DATA ROWS →
= = =
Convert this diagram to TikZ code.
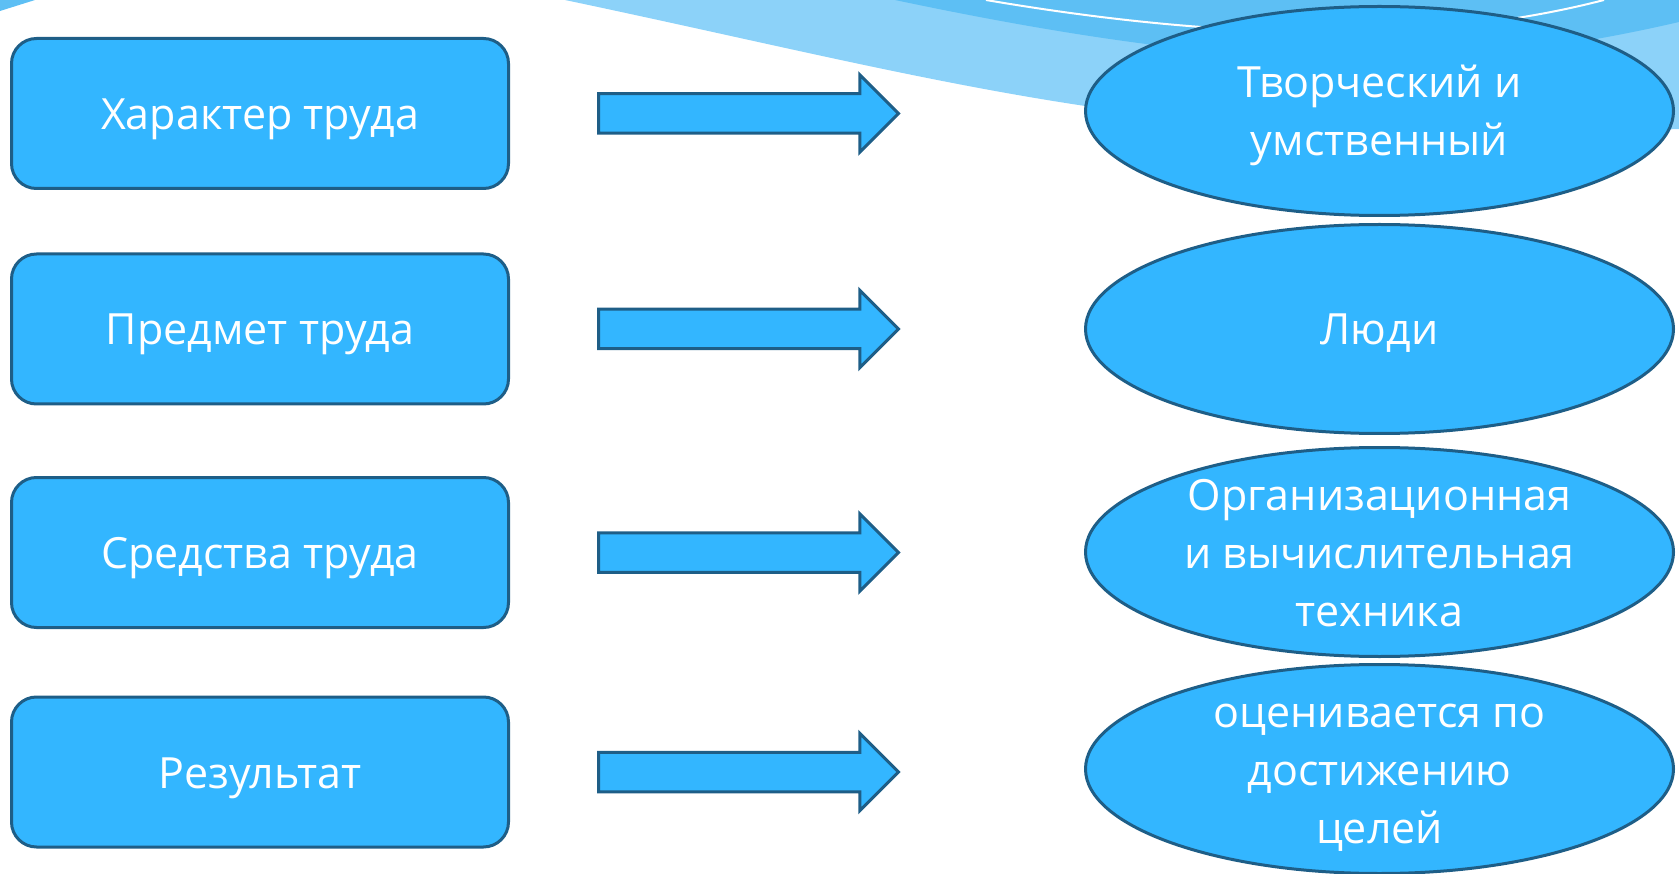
= = =
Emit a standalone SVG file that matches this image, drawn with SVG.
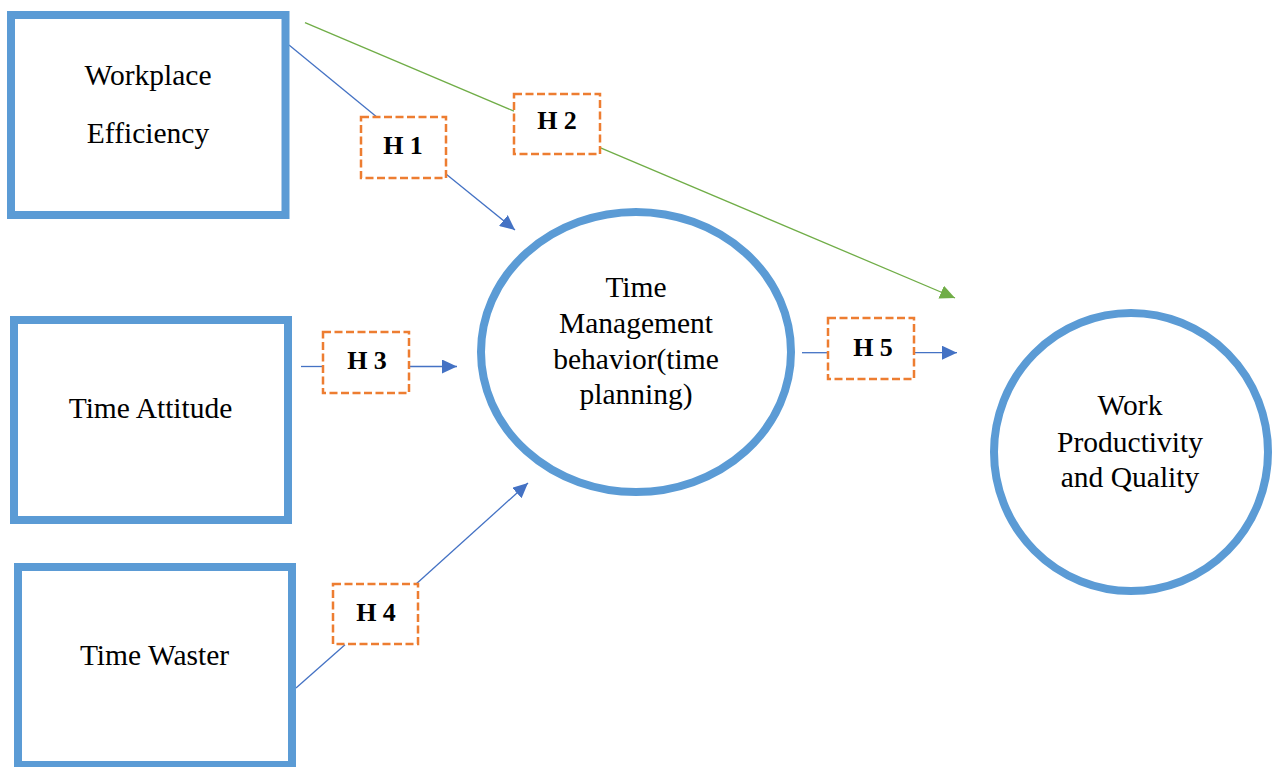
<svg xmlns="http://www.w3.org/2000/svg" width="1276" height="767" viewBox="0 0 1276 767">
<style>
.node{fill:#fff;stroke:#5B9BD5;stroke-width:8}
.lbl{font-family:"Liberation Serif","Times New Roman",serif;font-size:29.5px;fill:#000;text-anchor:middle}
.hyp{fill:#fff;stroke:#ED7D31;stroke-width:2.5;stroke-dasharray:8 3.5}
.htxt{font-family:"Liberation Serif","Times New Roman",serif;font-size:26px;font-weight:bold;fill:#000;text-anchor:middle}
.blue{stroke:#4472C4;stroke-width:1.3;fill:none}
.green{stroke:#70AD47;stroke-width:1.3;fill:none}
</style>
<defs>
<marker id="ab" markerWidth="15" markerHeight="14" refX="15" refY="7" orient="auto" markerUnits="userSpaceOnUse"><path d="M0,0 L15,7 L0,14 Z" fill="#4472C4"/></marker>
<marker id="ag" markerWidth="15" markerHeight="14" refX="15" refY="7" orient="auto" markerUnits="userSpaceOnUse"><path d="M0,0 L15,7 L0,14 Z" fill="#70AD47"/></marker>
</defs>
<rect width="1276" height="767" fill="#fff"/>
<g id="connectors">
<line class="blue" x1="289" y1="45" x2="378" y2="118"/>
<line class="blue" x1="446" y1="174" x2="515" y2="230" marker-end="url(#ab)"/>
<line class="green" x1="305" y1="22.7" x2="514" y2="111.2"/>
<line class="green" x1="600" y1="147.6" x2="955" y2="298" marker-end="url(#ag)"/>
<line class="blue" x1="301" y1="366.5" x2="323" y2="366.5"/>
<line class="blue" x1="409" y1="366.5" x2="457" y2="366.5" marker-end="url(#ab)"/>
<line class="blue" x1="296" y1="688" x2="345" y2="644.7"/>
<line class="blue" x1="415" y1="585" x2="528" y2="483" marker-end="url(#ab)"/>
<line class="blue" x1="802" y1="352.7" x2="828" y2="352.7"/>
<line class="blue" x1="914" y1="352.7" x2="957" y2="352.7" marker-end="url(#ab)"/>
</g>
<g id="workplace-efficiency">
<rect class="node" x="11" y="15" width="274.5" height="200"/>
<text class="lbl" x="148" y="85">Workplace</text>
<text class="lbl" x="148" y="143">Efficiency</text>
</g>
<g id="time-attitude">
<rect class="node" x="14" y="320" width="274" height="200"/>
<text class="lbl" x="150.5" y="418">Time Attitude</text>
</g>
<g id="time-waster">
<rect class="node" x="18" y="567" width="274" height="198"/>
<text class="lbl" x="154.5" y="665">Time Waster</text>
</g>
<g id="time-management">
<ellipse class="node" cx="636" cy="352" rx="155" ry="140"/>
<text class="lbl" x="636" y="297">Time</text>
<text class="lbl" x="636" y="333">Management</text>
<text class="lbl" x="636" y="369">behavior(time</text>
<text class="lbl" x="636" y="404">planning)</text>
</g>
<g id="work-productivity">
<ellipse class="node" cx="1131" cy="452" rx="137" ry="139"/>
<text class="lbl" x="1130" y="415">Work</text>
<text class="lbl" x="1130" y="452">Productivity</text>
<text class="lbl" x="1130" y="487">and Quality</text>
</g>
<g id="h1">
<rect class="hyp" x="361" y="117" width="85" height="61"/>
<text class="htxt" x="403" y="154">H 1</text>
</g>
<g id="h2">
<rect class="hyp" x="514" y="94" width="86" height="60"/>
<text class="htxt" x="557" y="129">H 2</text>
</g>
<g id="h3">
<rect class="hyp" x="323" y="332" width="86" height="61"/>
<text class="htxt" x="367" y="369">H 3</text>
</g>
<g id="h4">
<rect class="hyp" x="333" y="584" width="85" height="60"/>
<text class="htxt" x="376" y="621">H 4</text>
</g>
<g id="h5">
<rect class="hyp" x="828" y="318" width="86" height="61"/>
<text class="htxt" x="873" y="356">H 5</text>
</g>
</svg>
= = =
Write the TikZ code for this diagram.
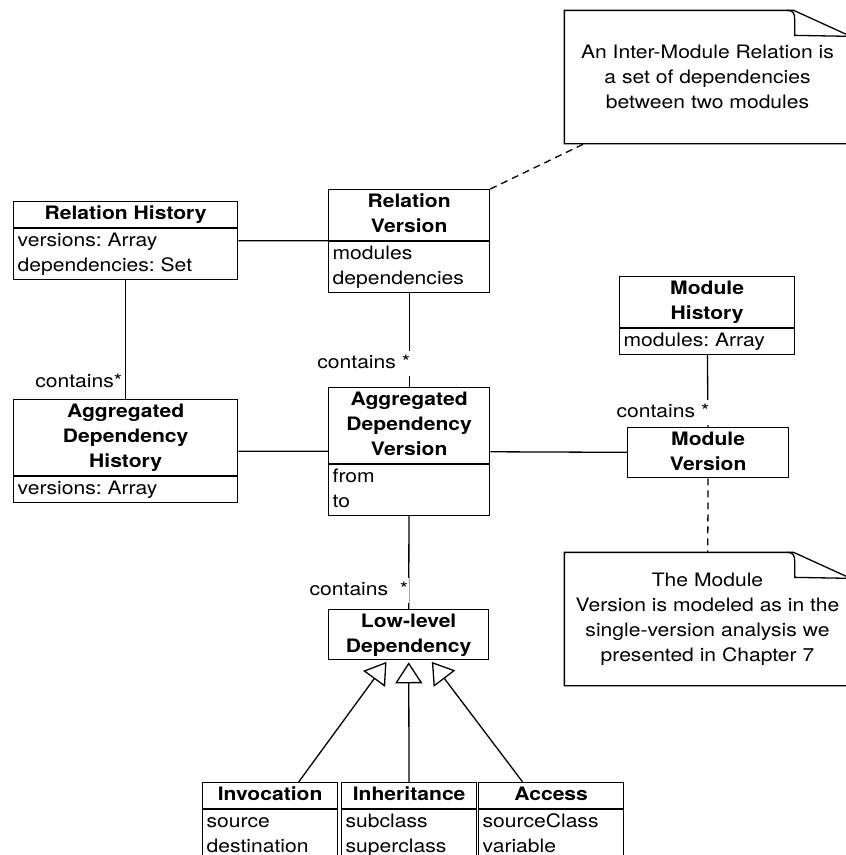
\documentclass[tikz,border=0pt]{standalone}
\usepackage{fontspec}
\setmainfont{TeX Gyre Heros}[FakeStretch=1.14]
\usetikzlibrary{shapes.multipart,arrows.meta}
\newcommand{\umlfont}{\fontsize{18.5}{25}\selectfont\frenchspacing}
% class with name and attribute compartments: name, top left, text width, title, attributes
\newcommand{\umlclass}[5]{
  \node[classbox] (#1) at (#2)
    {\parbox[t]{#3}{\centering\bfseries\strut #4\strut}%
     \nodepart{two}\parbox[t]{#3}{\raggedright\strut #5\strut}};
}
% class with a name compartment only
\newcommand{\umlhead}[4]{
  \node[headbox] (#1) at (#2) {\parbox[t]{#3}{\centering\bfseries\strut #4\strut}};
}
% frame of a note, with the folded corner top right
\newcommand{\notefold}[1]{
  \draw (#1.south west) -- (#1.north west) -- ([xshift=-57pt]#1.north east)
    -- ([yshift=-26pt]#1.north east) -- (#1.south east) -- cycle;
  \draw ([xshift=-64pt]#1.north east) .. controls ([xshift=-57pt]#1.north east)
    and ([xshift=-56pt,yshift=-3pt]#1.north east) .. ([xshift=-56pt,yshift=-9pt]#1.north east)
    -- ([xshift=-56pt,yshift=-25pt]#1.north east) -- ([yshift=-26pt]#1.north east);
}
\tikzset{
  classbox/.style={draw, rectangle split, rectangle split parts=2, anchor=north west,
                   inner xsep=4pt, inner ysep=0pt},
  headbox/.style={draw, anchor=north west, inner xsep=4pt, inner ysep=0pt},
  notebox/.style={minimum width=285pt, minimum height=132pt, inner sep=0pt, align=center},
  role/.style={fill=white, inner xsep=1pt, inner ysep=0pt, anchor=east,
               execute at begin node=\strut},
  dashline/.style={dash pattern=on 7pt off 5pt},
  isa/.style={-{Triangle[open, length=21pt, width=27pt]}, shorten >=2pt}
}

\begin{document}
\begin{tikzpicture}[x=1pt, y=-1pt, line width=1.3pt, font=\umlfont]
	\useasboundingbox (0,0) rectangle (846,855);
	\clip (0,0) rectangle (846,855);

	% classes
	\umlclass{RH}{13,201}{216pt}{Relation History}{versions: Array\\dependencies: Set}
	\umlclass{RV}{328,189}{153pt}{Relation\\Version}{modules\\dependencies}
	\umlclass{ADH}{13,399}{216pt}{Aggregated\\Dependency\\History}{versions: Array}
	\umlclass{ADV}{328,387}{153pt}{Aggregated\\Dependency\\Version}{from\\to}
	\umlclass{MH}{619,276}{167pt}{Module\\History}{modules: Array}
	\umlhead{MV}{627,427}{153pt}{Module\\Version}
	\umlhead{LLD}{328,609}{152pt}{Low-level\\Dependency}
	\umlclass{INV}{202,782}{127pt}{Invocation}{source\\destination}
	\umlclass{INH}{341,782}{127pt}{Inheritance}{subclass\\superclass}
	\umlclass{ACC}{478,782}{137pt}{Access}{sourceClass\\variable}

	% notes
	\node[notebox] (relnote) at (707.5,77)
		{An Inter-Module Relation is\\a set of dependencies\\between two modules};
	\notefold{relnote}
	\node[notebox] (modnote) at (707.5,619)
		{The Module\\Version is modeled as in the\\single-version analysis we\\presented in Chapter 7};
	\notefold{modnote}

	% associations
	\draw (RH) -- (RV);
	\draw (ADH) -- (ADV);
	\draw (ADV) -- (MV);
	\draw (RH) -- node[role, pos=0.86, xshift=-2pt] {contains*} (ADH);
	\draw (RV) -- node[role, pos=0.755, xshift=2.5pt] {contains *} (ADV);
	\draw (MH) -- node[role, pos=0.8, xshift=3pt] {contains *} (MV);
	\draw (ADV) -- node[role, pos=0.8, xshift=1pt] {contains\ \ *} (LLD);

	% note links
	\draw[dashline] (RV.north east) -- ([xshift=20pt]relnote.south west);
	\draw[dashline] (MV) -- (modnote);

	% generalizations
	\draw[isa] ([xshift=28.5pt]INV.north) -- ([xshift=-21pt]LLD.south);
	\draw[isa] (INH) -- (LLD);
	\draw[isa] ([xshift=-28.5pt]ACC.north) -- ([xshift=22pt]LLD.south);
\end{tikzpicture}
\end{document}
= = =
INSTRUCTIONS FOR THE TASK → Return all lines containing "this".

WRITTEN RESPONSE →
Convert this diagram to TikZ code.
Emit a standalone SVG file that matches this image, drawn with SVG.
Write the TikZ code for this diagram.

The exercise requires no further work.